Avant d’en arriver au jeu, il faut passer par le travail, « avant tout un métier de menuiserie » . Si les toupies et dégauchisseuses des années 60 ne sont plus là que pour l’ornement, toutes les pièces de bois sortent de l’atelier grâce à une machine numérique qui envoie la coupe en dix minutes d’après les formes modélisées. Certaines pièces passent ensuite à la peinture, celles de medium non recouvertes d’un apprêt préalable, avant l’assemblage de la caisse. Les fonds de jeu sont montés à l’ancienne, selon une structure permettant une certaine souplesse, et recouverts de ce bon vieux linoleum en voie de disparition heureuse dans les intérieurs actuels. Puis les cages de buts, les cendriers et, enfin, les barres et les joueurs. C’est là le point le plus sensible : la ligne et l’arrondi des barres doivent être vérifiés manuellement – les parties métalliques proviennent de fournisseurs français ou italiens – et rectifiés le cas échéant. Les joueurs sont ensuite placés sur des tables maison, reprenant par des petites cales en bois les espacements correspondant à chaque ligne. Plus de moulage désormais, mais une vis au cœur de chaque joueur pour un meilleur SAV : si une barre est tordue, il n’est plus besoin de perdre ce cher milieu au pied délicat, quelques coups de visseuse et une nouvelle barre permettent de repartir d’attaque. Avant d’en arriver là, un coût certain : un baby-foot Stella Champion actuel verse dans les 1 500 €.

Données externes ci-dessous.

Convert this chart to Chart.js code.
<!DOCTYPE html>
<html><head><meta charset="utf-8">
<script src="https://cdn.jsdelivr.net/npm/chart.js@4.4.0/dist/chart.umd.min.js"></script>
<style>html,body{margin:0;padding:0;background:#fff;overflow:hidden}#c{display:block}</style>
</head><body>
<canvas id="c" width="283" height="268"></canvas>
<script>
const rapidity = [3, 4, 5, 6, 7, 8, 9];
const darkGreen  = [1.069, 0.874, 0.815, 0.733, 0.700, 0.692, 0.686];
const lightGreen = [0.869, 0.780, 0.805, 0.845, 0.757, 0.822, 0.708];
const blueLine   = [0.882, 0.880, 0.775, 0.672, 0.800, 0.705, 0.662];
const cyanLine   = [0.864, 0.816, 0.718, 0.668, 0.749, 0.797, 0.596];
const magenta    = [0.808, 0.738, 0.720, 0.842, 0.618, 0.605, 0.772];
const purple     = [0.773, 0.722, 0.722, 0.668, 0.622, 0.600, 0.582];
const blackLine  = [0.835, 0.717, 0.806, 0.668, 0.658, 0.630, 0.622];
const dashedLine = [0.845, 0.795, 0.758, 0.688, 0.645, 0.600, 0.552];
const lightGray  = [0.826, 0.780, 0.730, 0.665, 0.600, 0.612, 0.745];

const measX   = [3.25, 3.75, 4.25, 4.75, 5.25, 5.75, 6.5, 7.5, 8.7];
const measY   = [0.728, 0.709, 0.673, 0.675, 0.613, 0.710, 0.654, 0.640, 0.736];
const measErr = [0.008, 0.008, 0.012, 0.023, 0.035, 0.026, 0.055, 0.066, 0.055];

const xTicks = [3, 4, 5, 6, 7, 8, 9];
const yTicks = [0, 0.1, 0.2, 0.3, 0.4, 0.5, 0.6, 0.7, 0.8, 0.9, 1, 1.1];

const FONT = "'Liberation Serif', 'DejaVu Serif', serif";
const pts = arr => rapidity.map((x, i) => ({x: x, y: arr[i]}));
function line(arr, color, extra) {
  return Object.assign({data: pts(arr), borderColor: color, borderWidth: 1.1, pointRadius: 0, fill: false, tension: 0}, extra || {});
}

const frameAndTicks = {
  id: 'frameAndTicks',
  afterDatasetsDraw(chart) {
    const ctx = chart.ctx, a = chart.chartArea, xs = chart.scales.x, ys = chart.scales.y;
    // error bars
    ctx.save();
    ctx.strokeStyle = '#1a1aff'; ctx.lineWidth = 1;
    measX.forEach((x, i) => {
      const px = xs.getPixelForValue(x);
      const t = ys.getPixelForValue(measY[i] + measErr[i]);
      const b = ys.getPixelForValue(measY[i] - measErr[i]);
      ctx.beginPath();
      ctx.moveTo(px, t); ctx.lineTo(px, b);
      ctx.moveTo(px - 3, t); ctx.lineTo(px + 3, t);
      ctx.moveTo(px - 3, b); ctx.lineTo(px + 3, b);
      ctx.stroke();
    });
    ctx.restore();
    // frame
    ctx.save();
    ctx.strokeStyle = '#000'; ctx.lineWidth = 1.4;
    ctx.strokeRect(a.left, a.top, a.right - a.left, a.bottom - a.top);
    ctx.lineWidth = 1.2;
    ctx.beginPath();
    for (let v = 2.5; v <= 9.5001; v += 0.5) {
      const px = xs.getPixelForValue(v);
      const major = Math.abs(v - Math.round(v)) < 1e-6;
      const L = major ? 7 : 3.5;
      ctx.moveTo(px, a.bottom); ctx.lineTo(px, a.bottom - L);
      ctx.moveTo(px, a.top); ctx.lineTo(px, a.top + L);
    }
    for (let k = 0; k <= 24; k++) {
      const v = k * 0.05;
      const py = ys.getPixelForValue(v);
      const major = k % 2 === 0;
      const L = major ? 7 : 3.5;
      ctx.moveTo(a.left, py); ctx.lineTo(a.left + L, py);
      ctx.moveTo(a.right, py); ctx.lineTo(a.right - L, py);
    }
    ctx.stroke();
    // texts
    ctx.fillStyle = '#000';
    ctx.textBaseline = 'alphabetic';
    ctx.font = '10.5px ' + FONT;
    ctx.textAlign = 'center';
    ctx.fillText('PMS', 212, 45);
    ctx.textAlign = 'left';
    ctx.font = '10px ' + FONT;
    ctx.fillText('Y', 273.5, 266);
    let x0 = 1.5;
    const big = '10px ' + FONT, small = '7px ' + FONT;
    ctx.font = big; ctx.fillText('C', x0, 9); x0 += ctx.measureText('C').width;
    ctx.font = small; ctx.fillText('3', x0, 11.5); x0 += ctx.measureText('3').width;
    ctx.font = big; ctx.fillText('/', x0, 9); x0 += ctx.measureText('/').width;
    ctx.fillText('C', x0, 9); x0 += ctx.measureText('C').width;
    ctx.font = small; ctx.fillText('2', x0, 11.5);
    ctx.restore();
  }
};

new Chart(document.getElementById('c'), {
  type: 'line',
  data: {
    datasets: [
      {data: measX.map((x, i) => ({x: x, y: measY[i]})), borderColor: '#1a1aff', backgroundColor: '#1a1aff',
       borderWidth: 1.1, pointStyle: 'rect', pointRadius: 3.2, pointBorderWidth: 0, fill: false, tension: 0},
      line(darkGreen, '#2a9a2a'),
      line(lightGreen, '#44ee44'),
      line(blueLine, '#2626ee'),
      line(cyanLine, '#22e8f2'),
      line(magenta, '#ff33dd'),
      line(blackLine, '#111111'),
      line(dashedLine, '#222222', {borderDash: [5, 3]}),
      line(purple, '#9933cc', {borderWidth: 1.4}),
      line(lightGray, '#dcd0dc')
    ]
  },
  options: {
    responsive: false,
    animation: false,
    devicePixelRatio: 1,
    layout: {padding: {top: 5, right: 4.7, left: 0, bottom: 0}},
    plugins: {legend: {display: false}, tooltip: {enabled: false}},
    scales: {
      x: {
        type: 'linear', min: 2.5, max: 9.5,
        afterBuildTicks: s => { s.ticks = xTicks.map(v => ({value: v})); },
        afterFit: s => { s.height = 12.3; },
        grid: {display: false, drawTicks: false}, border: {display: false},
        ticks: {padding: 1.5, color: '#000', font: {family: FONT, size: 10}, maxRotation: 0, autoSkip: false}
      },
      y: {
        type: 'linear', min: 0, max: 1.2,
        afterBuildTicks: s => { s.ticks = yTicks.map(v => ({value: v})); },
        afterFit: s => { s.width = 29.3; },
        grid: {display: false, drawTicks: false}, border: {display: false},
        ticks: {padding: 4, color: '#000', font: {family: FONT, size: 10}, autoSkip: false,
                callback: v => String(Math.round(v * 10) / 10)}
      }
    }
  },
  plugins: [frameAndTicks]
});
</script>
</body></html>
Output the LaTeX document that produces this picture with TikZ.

Malgré ce prix, les baby-foot se vendent bien, les augmentations de chiffre d’affaires sont significatives sur les dernières années. Cela malgré la chute vertigineuse du nombre de cafés, passés de 220 000 dans les années 60 à peu ou prou 40 000 aujourd’hui. La mode du rétro d’une part, et la recherche, selon Nicolas Chantry, de « nouveaux réseaux sociaux » . Ainsi que la découverte d’utilisateurs inattendus : dans les maisons de retraite ou les centres de rééducation, des « billards chinois » sont installés pour des vertus avérées de l’ordre de l’activité douce et de la stimulation intellectuelle. Il y a aussi des amateurs plus fortunés : récemment, un baby-foot Stella a été livré chez Franck Ribéry, à Munich. L’histoire ne dit pas s’il s’autorise les pissettes.